Has anyone else discovered this little gem yet or know any more info on this problem. We know other Brits who own property in the UK. We have informed them. The police said they are also looking at one other British family in our town but said they were more concerned with the Italians. We were just caught in the cross fire. Incidently the information the police had was all passed to them from the good old Inland Revenue. Thanks for that. There is no where to hide.


----------



## NickZ

It's not IMU you're paying. It's a wealth tax really.

IIRC under the latest revision of the rules what you pay is based on what the UK council rates the property at. If your accountant isn't aware of this you might need to find somebody you keeps up with the rules. The purchase price rule only applies to Non EU properties. 

You can deduct any council tax paid but since it's rented out who is paying the council tax?

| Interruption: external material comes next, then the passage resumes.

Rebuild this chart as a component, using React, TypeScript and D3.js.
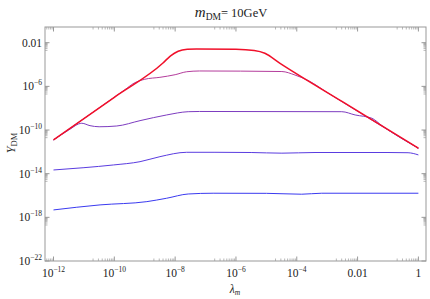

BTW you're assumption that zero UK tax means zero tax in Italy is flawed. You need to add it into your Italian worldwide income.


----------



## sim0670

Hi Nick ,

Thanks for the reply,

I have spoken to many different sources regarding this situation with the IMU. It seems it is actually called IVIE tax for the properties owned abroad. According to some reports it is still unclear as to how the tax is calculated. One source has said that if the property is already taxed in the country then there will be nothing to pay. But, they have not confirmed if Council tax is confirmed as property tax. Some state that the the tax is calculated at 0.76 percent of purchase price regardless of being in or out of the EU. I have an american friend who has the same problem. They want to tax her in the same way. I can find very little information on this and our accountant has spoken to various sources. He has the latest information available from the Italian IR, but again still stating the 0.76 calculation in or out of the EU.
There is good report in 'the Florentine' all about IMU by a lawyer. He states some of the details are still unknown.

Point noted regarding the tax allowance in UK. 

Do you have any ideas or know anyone who can provide more info on this. 

The dolce vita is starting to wear thin.

Thanks 

Simon


----------



## NickZ

Honestly you shouldn't have to chase this down for your accountant.

http://www.agenziaentrate.gov.it/wp...ERES&CACHEID=3e3d10004bd500bbb110f7ad8102fe77

That's the circular. Print it out for your accountant . BUT he should know this stuff. If he can't find this for himself  That circular is from July I think. The initial law was last year. 

NOVITA` IN INGHILTERRA

That link is an Italian/UK lawyer. It covers it from the point of the UK property point of view.


----------